God commanded Israel to kill the Canaanites because of the greatness of their sins (Deut 18:9-14). It is just for Israel to kill pagan idolaters in warfare because they are great sinners deserving of death. God allowed for the Israelites to use lethal force to defend themselves against thieves (Exod 22:2). The failure to distinguish between those who are innocent and those who are guilty leads to much of the confusion surrounding this question. Everyone whom God has ever ordered to be put to death was either someone deserving of death or in corporate solidarity with those who deserved to die. As in the case of Achan, everyone who was associated with him had to die for the guilt to be purged from Israel (Josh 7:24-26). But this extreme example is an exception to the general rule that children are not to be put to death with their parents (Deut 24:16).
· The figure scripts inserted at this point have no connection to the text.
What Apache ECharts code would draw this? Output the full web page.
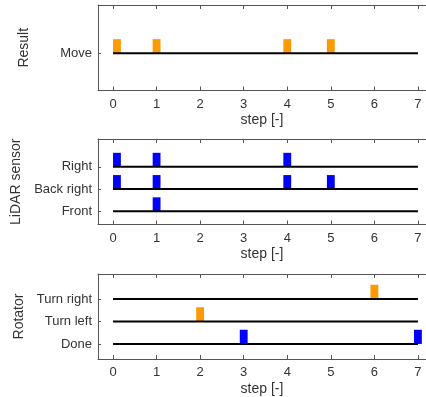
<!DOCTYPE html>
<html>
<head>
<meta charset="utf-8">
<script src="https://cdn.jsdelivr.net/npm/echarts@6/dist/echarts.min.js"></script>
<style>
  html, body { margin: 0; padding: 0; background: #fff; }
  #chart { width: 426px; height: 397px; }
</style>
</head>
<body>
<div id="chart"></div>
<script>
// data
var steps = [0, 1, 2, 3, 4, 5, 6, 7];

var resultCats = ['Move'];                          // y = 1
var lidarCats = ['Front', 'Back right', 'Right'];   // y = 1, 2, 3
var rotatorCats = ['Done', 'Turn left', 'Turn right'];

var moveSteps = [0, 1, 4, 5];

var lidarRight = [0, 1, 4];
var lidarBackRight = [0, 1, 4, 5];
var lidarFront = [1];

var rotTurnRight = [6];
var rotTurnLeft = [2];
var rotDone = [3, 7];

var ORANGE = '#ff9900';
var BLUE = '#0000ff';
var FONT = 'Liberation Sans';

var chart = echarts.init(document.getElementById('chart'));

var panels = [
    { top: 5, name: 'Result', cats: resultCats, min: -0.67, max: 3.16 },
    { top: 139, name: 'LiDAR sensor', cats: lidarCats, min: 0.41, max: 4.25 },
    { top: 274, name: 'Rotator', cats: rotatorCats, min: 0.33, max: 4.11 }
];

var grids = [], xAxes = [], yAxes = [], series = [];

panels.forEach(function (p, i) {
    grids.push({ left: 98, right: 0, top: p.top, height: 85.5 });
    // bottom axis
    xAxes.push({
        gridIndex: i, type: 'value', min: -0.345, max: 7.185,
        name: 'step [-]', nameLocation: 'middle', nameGap: 23,
        nameTextStyle: { fontFamily: FONT, fontSize: 14, color: '#333' },
        axisLine: { show: true, onZero: false, lineStyle: { color: '#555', width: 1 } },
        axisTick: { show: true, inside: true, length: 4, customValues: steps, lineStyle: { color: '#555' } },
        axisLabel: { customValues: steps, margin: 7, fontFamily: FONT, fontSize: 13, color: '#333' },
        splitLine: { show: false }
    });
    // top border with ticks
    xAxes.push({
        gridIndex: i, type: 'value', position: 'top', min: -0.345, max: 7.185,
        axisLine: { show: true, onZero: false, lineStyle: { color: '#555', width: 1 } },
        axisTick: { show: true, inside: true, length: 4, customValues: steps, lineStyle: { color: '#555' } },
        axisLabel: { show: false },
        splitLine: { show: false }
    });
    var vals = p.cats.map(function (c, k) { return k + 1; });
    yAxes.push({
        gridIndex: i, type: 'value', min: p.min, max: p.max,
        name: p.name, nameLocation: 'middle', nameGap: 67,
        nameTextStyle: { fontFamily: FONT, fontSize: 14, color: '#333' },
        axisLine: { show: true, onZero: false, lineStyle: { color: '#555', width: 1 } },
        axisTick: { show: true, inside: true, length: 3, customValues: vals, lineStyle: { color: '#555' } },
        axisLabel: {
            customValues: vals, margin: 6, fontFamily: FONT, fontSize: 13, color: '#333',
            formatter: function (v) { return p.cats[Math.round(v) - 1] || ''; }
        },
        splitLine: { show: false }
    });
    // baseline for each category
    p.cats.forEach(function (c, k) {
        series.push({
            type: 'line', xAxisIndex: i * 2, yAxisIndex: i,
            data: [[steps[0], k + 1], [steps[steps.length - 1], k + 1]],
            symbol: 'none', silent: true, z: 3,
            lineStyle: { color: '#000', width: 2 }
        });
    });
});

function bars(panel, level, list, color) {
    return {
        type: 'custom', xAxisIndex: panel * 2, yAxisIndex: panel, z: 2,
        data: list.map(function (s) { return [s, level]; }),
        renderItem: function (params, api) {
            var hw = 0.09, h = 0.63;
            var x0 = Math.max(api.value(0) - hw, 0);
            var p0 = api.coord([x0, api.value(1) + h]);
            var p1 = api.coord([x0 + 2 * hw, api.value(1)]);
            return {
                type: 'rect',
                shape: { x: p0[0], y: p0[1], width: p1[0] - p0[0], height: p1[1] - p0[1] },
                style: { fill: color }
            };
        }
    };
}

series.push(bars(0, 1, moveSteps, ORANGE));
series.push(bars(1, 3, lidarRight, BLUE));
series.push(bars(1, 2, lidarBackRight, BLUE));
series.push(bars(1, 1, lidarFront, BLUE));
series.push(bars(2, 3, rotTurnRight, ORANGE));
series.push(bars(2, 2, rotTurnLeft, ORANGE));
series.push(bars(2, 1, rotDone, BLUE));

chart.setOption({
    animation: false,
    grid: grids,
    xAxis: xAxes,
    yAxis: yAxes,
    series: series
});
</script>
</body>
</html>
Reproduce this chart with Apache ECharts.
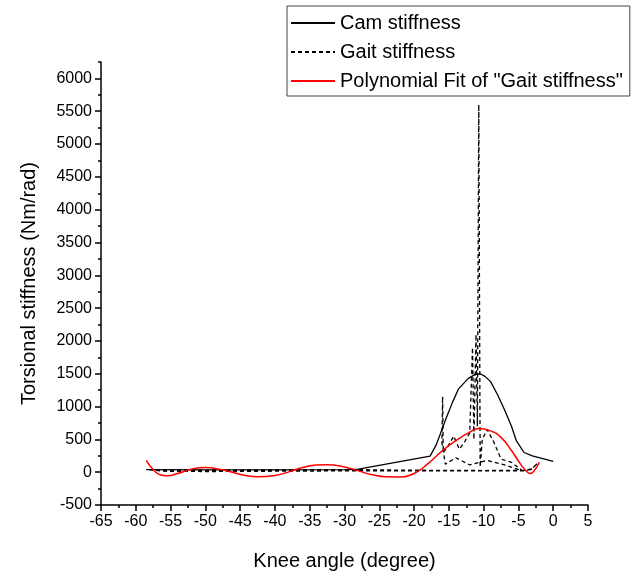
<!DOCTYPE html>
<html>
<head>
<meta charset="utf-8">
<script src="https://cdn.jsdelivr.net/npm/echarts@6/dist/echarts.min.js"></script>
<style>
  html, body { margin: 0; padding: 0; background: #fff; }
  #chart { width: 639px; height: 579px; }
</style>
</head>
<body>
<div id="chart"></div>
<script>
// values
const camStiffness = [
  [-58.5, 40], [-50, 35], [-40, 35], [-30, 40], [-28, 45], [-17.7, 245],
  [-16.8, 420], [-15.5, 790], [-14.5, 1060], [-13.6, 1270], [-12.2, 1430],
  [-11.2, 1490], [-10.5, 1500], [-9.8, 1460], [-9, 1380], [-8, 1180],
  [-7, 950], [-6, 700], [-5.3, 480], [-4.2, 300], [-3, 250], [0, 165]
];

const gaitStiffness = [
  [-2.3, 130], [-3.2, 40], [-4.5, 25], [-7, 110], [-9.5, 180], [-12, 110],
  [-14, 220], [-15.5, 120], [-16, 450], [-15.9, 1150], [-15.8, 300],
  [-15.2, 380], [-14.3, 550], [-13.5, 350], [-12.8, 450], [-12, 600],
  [-11.6, 1900], [-11.4, 500], [-11.1, 2100], [-10.9, 700], [-10.7, 5600],
  [-10.5, 80], [-10.2, 500], [-9.5, 650], [-8.5, 450], [-7.5, 200],
  [-6, 150], [-4.5, 30], [-10, 25], [-20, 30], [-30, 40], [-40, 35],
  [-50, 30], [-55, 35], [-58.3, 40], [-56, 15], [-50, 10], [-40, 15],
  [-30, 20], [-20, 20], [-10, 20], [-4, 20], [-3, 60], [-2.3, 130]
];

const polyFit = [
  [-58.5, 180], [-57.5, 40], [-56.5, -40], [-55.5, -55], [-54, -20],
  [-52, 45], [-50, 70], [-48, 45], [-46, -5], [-44, -55], [-42.5, -70],
  [-40, -50], [-38, 5], [-36, 70], [-34, 110], [-32.5, 115], [-30, 80],
  [-28, 20], [-26, -40], [-24, -70], [-22.5, -72], [-20, -20], [-18, 130],
  [-16, 320], [-14, 480], [-12, 610], [-10.7, 665], [-9, 630], [-7.5, 530],
  [-6, 330], [-5, 170], [-4, 30], [-3.3, -20], [-2.6, 40], [-2.0, 150]
];

const yMajorTicks = [-500, 0, 500, 1000, 1500, 2000, 2500, 3000, 3500, 4000, 4500, 5000, 5500, 6000];

const font = "'Liberation Sans', Arial, sans-serif";

let myChart = echarts.init(document.getElementById("chart"));

let option = {
  animation: false,
  backgroundColor: "#fff",
  textStyle: { fontFamily: font },
  grid: { left: 101, right: 51, top: 62, bottom: 74 },
  legend: {
    orient: "vertical",
    left: 287,
    top: 6,
    itemWidth: 44,
    itemHeight: 14,
    itemGap: 7,
    padding: [6, 7, 4, 3],
    borderColor: "#444",
    borderWidth: 1,
    itemStyle: { opacity: 0 },
    textStyle: { fontFamily: font, fontSize: 20, lineHeight: 22, color: "#000" },
    data: ["Cam stiffness", "Gait stiffness", 'Polynomial Fit of "Gait stiffness"']
  },
  xAxis: {
    type: "value",
    min: -65,
    max: 5,
    interval: 5,
    name: "Knee angle (degree)",
    nameLocation: "middle",
    nameGap: 46,
    nameTextStyle: { fontFamily: font, fontSize: 20, color: "#000" },
    axisLine: { onZero: false, lineStyle: { color: "#000", width: 1.5 } },
    axisTick: { length: 6, lineStyle: { color: "#000", width: 1.5 } },
    minorTick: { show: true, splitNumber: 2, length: 3, lineStyle: { color: "#000", width: 1.5 } },
    axisLabel: { fontFamily: font, fontSize: 16, color: "#000", margin: 9 },
    splitLine: { show: false }
  },
  yAxis: [
    {
      type: "value",
      position: "left",
      min: -500,
      max: 6250,
      interval: 250,
      name: "Torsional stiffness (Nm/rad)",
      nameLocation: "middle",
      nameGap: 62,
      nameTextStyle: { fontFamily: font, fontSize: 20, color: "#000" },
      axisLine: { show: true, onZero: false, lineStyle: { color: "#000", width: 1.5 } },
      axisTick: { length: 3, lineStyle: { color: "#000", width: 1.5 } },
      axisLabel: { show: false },
      splitLine: { show: false }
    },
    {
      type: "value",
      position: "left",
      min: -500,
      max: 6250,
      interval: 500,
      axisLine: { show: false, onZero: false },
      axisTick: { length: 6, customValues: yMajorTicks, lineStyle: { color: "#000", width: 1.5 } },
      axisLabel: {
        customValues: yMajorTicks,
        fontFamily: font, fontSize: 16, color: "#000", margin: 9,
        formatter: (v) => (v > 6000 ? "" : String(v))
      },
      splitLine: { show: false }
    }
  ],
  series: [
    {
      name: "Cam stiffness",
      type: "line",
      data: camStiffness,
      showSymbol: false,
      symbol: "none",
      lineStyle: { color: "#000", width: 1.3 },
      itemStyle: { color: "#000" },
      z: 3
    },
    {
      name: "Gait stiffness",
      type: "line",
      data: gaitStiffness,
      showSymbol: false,
      symbol: "none",
      lineStyle: { color: "#000", width: 1.3, type: [4, 3] },
      itemStyle: { color: "#000" },
      z: 2
    },
    {
      name: 'Polynomial Fit of "Gait stiffness"',
      type: "line",
      data: polyFit,
      smooth: true,
      showSymbol: false,
      symbol: "none",
      lineStyle: { color: "#f00", width: 1.5 },
      itemStyle: { color: "#f00" },
      z: 4
    }
  ]
};

myChart.setOption(option);
</script>
</body>
</html>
God is just to order human government to kill those who are deserving of death because the government is an extension of God’s sovereignty when it is acting on his behalf (Rom 13:1-6; 1 Pet 2:13-14). When God tells the government to shed the blood of men who are guilty of murder, the government is acting as God’s instrument. It is not human government who is ultimately taking life, but God who is doing so through them. The government is not sinning when it takes the lives of those who are evil because it is fulfilling the Word of God. Only God can take life, but he has delegated this authority to the government. God has also revealed in his Word that it is appropriate to take life when necessary to protect the innocent from those who try to kill them (Neh 4:13-14; Esth 8:11; Ps 82:4; Prov 24:11; Acts 7:24). In these situations, the one who takes life is exercising an authority delegated to him by God. It is only just for man to take the life of another man in specific situations where God has revealed that doing so is appropriate. In such cases, it is God who is taking life through the means he has ordained.